AIM OF THE EXERCISE: Filter this data down to the lines that hold "page", and copy them.

DATASET CONTENT:
=-=-=-=-=
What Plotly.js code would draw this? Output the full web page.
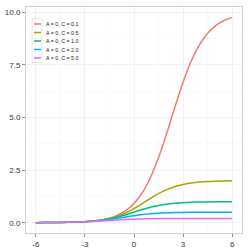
=-=-=-=-=
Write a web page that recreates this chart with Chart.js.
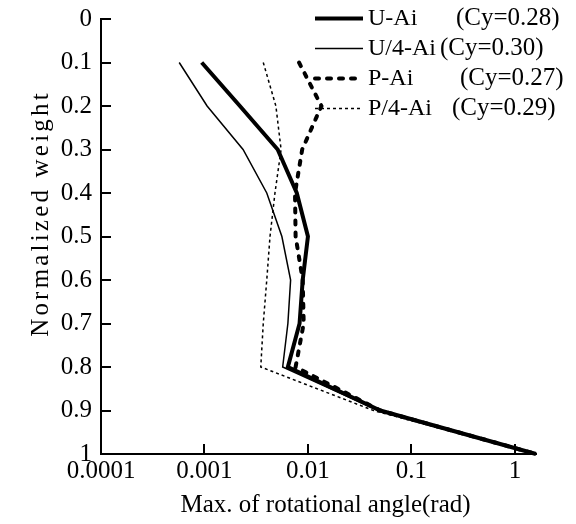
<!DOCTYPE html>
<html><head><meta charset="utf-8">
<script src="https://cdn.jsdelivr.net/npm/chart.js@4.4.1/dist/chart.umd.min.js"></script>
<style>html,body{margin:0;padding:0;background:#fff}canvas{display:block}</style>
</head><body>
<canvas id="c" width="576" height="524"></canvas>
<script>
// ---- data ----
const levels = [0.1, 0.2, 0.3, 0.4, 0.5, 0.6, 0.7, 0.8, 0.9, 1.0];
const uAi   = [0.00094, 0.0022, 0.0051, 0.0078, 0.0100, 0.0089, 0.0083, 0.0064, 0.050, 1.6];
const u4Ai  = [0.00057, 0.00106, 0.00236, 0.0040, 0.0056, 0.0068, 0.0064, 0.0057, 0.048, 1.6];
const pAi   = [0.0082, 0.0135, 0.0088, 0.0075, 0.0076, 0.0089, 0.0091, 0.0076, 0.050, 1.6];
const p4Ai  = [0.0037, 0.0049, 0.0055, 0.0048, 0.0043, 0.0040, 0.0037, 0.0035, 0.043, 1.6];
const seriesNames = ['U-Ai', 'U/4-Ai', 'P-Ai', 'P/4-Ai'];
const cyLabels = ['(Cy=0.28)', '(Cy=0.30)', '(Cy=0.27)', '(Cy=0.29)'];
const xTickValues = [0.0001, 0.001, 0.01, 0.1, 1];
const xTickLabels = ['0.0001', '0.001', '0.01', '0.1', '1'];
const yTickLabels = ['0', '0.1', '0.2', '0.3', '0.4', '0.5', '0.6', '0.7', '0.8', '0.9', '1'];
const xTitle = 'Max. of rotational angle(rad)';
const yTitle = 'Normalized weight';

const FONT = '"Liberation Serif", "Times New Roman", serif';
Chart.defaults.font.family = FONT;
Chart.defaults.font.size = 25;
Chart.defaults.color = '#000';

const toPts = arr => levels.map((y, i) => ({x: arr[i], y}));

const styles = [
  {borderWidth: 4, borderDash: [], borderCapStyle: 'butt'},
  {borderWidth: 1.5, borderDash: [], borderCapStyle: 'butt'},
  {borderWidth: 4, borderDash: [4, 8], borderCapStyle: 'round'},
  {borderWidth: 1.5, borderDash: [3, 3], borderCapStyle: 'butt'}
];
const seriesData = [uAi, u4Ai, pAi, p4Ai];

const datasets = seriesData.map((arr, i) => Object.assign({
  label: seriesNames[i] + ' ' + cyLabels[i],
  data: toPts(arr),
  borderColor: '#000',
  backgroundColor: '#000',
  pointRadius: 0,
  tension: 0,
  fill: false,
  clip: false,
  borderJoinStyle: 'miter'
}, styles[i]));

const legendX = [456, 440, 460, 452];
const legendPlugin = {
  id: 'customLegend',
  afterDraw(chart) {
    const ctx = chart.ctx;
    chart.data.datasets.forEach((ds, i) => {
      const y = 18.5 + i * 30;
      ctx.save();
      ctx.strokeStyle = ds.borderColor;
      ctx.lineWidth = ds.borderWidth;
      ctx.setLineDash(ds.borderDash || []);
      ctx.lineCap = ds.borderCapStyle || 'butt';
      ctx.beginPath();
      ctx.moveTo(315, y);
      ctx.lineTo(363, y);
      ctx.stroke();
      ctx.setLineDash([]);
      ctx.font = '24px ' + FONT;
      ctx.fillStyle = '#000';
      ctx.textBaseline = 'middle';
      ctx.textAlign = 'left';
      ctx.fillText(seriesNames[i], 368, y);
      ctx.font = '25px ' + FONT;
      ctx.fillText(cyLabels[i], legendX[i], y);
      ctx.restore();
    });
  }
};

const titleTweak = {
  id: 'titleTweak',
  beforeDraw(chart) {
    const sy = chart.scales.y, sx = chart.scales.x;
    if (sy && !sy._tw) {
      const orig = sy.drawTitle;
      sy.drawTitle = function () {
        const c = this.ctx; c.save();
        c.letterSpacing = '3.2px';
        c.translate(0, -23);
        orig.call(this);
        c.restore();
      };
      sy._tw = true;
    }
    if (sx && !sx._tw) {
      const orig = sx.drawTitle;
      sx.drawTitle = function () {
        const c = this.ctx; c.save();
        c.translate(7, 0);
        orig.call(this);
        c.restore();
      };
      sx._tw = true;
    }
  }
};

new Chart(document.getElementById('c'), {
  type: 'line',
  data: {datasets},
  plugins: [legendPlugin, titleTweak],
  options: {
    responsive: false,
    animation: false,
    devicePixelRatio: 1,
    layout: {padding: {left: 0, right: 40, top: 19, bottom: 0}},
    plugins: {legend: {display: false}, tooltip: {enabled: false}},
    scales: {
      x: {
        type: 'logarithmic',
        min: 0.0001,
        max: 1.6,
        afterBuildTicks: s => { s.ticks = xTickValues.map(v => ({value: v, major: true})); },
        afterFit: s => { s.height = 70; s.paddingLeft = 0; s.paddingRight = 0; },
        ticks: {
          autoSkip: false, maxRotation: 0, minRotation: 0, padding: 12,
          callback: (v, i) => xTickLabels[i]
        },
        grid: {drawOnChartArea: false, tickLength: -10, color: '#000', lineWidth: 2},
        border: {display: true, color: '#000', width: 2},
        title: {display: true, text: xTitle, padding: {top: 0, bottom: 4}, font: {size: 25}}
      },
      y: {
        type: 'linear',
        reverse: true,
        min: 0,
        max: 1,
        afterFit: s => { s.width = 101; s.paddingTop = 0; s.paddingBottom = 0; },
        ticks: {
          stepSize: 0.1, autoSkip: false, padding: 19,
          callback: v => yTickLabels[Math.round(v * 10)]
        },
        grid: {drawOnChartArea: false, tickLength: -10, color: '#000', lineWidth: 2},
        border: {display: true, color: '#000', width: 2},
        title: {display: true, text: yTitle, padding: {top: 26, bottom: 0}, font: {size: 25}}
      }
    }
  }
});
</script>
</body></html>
=-=-=-=-=
SOLUTION FOR THIS EXERCISE:
What Plotly.js code would draw this? Output the full web page.
Write a web page that recreates this chart with Chart.js.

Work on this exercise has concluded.